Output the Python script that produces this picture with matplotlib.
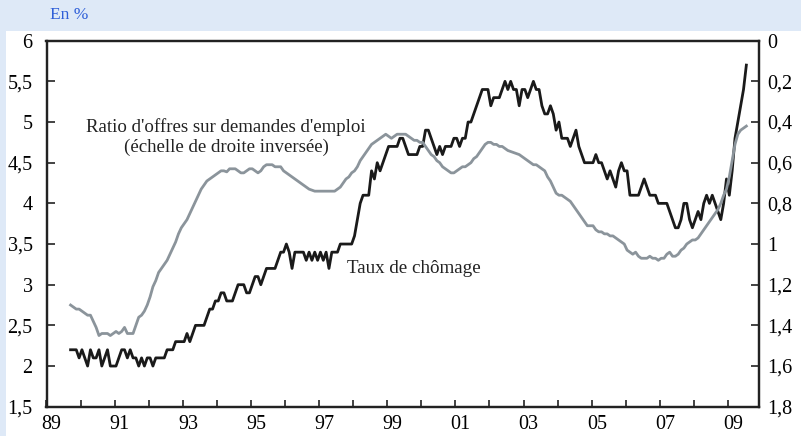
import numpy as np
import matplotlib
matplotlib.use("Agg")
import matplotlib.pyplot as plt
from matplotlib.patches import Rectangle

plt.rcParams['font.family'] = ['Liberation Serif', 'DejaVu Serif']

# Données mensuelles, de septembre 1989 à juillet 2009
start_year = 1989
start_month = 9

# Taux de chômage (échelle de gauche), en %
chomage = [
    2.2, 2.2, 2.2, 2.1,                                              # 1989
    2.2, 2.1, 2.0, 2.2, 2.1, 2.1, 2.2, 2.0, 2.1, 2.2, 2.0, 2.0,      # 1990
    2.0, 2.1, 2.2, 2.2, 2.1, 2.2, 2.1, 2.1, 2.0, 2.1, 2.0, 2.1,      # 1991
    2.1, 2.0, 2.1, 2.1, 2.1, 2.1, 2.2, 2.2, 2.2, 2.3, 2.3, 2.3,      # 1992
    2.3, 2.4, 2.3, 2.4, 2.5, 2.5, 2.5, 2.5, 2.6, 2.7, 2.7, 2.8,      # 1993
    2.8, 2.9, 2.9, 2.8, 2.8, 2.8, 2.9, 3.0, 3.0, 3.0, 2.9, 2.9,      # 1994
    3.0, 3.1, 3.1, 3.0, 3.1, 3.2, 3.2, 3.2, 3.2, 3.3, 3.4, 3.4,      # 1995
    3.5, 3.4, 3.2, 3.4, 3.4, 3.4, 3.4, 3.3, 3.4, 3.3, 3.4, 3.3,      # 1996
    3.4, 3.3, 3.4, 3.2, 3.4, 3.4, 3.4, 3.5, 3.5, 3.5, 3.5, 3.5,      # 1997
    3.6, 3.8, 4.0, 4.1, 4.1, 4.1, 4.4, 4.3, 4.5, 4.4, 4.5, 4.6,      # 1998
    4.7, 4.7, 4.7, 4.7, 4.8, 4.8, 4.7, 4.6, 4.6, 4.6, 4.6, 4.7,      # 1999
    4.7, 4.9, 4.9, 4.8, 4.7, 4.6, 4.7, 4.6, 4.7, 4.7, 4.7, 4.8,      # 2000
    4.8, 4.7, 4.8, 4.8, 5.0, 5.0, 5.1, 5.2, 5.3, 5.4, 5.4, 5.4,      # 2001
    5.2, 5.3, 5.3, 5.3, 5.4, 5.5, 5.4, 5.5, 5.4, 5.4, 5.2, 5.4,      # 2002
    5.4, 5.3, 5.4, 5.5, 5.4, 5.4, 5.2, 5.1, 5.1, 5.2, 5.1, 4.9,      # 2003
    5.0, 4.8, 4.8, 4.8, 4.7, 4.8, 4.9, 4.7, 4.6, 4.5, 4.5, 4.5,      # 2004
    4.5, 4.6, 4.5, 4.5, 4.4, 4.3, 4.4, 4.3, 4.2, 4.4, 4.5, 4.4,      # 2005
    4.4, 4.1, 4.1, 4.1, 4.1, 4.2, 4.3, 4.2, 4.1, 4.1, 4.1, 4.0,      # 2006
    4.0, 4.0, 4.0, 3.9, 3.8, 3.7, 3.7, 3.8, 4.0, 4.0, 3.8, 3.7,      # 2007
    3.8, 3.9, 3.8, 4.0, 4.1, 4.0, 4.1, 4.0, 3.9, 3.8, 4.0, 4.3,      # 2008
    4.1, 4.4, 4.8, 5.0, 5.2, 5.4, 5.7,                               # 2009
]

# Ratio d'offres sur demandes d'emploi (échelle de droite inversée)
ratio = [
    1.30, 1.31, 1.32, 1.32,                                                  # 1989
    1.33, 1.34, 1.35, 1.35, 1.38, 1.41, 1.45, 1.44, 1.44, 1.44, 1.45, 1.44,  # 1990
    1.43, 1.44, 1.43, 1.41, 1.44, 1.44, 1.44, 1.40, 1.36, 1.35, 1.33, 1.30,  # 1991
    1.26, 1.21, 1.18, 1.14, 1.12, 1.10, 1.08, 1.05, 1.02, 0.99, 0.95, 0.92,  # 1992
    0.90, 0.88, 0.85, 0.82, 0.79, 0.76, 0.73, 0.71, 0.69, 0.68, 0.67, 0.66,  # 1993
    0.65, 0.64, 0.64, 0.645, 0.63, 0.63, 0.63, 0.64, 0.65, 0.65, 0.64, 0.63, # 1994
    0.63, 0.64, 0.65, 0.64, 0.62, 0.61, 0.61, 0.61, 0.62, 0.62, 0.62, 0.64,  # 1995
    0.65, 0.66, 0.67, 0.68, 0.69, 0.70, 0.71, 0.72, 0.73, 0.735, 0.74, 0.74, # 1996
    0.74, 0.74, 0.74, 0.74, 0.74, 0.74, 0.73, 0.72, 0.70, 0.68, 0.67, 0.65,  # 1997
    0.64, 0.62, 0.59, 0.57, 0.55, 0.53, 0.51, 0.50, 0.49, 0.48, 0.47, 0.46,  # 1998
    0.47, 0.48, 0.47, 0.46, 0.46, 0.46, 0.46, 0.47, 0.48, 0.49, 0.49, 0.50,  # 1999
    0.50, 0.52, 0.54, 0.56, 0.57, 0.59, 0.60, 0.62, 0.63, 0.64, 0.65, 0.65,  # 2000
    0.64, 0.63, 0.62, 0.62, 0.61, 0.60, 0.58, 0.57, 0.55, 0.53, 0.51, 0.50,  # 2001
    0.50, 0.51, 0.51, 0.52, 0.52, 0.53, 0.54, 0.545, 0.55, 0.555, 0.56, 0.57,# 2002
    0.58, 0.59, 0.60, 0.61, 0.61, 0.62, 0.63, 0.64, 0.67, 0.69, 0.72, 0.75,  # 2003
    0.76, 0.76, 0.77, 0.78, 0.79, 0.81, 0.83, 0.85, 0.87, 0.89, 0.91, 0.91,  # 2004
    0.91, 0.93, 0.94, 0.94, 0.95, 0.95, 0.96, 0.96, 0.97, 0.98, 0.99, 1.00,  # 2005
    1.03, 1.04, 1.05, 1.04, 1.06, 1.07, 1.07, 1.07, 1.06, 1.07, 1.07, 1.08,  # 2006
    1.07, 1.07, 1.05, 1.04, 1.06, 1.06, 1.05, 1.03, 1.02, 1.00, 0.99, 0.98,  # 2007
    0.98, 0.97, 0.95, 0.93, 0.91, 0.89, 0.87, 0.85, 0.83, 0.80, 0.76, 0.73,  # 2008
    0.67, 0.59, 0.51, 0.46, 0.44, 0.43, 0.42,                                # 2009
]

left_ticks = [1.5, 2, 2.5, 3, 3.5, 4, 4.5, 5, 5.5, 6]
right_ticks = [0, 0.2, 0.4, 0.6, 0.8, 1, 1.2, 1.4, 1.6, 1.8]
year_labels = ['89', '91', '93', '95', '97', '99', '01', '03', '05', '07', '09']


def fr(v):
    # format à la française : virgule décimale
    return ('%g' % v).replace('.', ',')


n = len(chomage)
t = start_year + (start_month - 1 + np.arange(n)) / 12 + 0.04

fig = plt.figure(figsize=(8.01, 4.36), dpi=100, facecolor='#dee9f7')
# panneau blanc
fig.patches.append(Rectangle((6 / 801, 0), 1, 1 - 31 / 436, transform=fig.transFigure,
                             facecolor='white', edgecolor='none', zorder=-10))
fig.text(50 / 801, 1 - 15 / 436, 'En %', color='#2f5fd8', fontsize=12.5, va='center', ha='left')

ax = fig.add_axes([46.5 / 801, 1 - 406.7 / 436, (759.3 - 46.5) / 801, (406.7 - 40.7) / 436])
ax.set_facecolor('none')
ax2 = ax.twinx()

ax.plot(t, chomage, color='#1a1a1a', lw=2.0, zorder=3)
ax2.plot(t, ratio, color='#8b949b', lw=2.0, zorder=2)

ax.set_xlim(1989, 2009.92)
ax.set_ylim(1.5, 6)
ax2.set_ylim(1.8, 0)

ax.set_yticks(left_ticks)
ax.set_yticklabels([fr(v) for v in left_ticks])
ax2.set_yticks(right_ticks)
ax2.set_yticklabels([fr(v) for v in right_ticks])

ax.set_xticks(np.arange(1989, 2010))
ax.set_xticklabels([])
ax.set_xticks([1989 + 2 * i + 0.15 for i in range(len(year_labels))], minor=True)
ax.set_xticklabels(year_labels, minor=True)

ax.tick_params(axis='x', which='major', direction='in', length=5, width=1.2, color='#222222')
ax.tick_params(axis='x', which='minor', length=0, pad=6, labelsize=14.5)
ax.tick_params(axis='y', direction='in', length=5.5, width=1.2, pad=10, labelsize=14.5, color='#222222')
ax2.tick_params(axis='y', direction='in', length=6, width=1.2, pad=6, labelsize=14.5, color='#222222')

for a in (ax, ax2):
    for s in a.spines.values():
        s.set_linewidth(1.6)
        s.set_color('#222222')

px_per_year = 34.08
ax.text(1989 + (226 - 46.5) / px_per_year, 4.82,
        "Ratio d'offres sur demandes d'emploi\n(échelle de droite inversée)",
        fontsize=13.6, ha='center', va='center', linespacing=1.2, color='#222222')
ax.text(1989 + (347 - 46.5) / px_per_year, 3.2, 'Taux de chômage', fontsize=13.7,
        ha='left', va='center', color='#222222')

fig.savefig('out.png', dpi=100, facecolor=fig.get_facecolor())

# Exercise requirements:
Print, exactly as written, the lines above from the first one to the one containing "start_month = 9". Leave out pictures.

# Solution:
Output the Python script that produces this picture with matplotlib.
import numpy as np
import matplotlib
matplotlib.use("Agg")
import matplotlib.pyplot as plt
from matplotlib.patches import Rectangle

plt.rcParams['font.family'] = ['Liberation Serif', 'DejaVu Serif']

# Données mensuelles, de septembre 1989 à juillet 2009
start_year = 1989
start_month = 9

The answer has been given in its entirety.